(begin)

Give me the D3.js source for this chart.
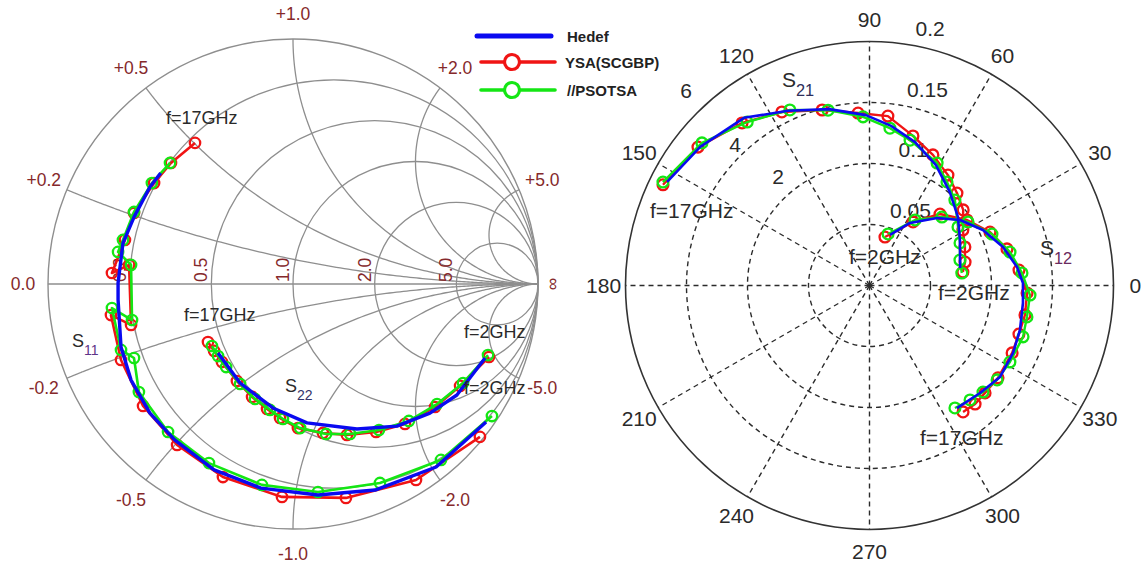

(end)
(begin)

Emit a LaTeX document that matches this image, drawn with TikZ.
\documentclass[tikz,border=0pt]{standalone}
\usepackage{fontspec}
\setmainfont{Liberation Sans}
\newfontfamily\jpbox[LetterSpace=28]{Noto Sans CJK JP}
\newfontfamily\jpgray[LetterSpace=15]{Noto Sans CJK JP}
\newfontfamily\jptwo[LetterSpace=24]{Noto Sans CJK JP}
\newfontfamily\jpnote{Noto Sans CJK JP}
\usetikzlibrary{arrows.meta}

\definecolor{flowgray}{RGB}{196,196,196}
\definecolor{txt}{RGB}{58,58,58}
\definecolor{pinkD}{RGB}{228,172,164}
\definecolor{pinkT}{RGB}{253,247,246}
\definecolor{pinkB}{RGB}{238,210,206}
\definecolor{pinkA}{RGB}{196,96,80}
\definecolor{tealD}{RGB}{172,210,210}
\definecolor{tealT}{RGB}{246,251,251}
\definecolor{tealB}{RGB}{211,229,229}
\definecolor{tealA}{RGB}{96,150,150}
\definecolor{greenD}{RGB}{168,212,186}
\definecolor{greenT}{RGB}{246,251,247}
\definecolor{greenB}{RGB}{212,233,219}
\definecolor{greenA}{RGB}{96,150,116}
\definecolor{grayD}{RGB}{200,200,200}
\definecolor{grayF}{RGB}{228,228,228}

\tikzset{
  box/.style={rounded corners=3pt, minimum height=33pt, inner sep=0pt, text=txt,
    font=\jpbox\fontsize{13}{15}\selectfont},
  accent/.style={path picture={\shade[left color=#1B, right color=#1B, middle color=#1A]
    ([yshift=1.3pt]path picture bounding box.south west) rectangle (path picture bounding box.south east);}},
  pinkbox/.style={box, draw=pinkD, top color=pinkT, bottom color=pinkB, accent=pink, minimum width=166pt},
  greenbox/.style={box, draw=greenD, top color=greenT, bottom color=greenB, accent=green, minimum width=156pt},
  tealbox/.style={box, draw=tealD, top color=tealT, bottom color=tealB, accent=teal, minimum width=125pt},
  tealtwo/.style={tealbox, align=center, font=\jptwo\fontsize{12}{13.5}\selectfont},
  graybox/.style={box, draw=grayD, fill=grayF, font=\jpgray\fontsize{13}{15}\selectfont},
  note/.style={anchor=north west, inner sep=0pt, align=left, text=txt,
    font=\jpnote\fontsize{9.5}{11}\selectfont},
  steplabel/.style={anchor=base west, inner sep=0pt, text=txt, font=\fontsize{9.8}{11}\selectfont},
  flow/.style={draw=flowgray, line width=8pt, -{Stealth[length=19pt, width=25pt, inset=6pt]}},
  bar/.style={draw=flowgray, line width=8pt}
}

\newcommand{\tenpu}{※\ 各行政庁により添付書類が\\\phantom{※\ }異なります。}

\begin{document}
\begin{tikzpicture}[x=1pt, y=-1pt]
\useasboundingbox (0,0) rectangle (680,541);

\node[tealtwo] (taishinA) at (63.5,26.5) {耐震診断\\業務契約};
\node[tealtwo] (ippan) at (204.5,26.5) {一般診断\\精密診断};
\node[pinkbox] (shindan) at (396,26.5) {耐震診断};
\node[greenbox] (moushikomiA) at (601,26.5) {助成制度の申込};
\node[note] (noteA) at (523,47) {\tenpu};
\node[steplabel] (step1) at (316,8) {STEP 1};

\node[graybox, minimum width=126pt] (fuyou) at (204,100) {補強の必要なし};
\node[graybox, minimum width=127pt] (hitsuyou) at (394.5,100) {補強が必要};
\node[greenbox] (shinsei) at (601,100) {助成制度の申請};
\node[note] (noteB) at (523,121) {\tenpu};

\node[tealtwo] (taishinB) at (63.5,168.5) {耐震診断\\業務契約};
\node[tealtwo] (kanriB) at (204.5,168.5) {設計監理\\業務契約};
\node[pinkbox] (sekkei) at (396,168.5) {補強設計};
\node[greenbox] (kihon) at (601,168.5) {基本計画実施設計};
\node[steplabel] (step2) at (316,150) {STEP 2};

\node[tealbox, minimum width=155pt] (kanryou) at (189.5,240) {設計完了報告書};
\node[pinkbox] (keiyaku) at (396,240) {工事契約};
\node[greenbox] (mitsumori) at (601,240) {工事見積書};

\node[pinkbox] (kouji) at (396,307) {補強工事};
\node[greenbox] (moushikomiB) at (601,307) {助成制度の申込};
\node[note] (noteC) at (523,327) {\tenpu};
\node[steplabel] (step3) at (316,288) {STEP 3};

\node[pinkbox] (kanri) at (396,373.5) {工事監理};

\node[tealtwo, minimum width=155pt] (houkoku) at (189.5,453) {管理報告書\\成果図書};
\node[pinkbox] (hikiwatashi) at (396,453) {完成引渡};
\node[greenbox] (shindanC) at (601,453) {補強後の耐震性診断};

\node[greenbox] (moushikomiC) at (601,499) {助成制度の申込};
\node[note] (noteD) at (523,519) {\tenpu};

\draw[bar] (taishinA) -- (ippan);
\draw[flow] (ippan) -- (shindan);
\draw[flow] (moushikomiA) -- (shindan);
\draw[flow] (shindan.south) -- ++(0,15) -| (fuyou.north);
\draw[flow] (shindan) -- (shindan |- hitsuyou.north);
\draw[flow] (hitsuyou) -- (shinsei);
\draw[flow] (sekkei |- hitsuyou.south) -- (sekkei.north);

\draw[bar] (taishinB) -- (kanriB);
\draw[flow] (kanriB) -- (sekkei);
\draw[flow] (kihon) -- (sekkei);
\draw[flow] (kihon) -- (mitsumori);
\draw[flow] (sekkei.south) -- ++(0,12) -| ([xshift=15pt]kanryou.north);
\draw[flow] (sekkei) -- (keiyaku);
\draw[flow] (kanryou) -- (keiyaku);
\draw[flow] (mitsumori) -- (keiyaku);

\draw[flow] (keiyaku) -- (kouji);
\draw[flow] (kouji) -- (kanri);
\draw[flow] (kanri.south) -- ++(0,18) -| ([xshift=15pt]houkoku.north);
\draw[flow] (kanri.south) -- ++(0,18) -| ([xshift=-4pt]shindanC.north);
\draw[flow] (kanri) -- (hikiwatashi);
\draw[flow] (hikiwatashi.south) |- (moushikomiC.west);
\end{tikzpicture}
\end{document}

(end)

PROMPT
Return the number of lines that include the word "this", and nothing else.

RESULT BELOW
2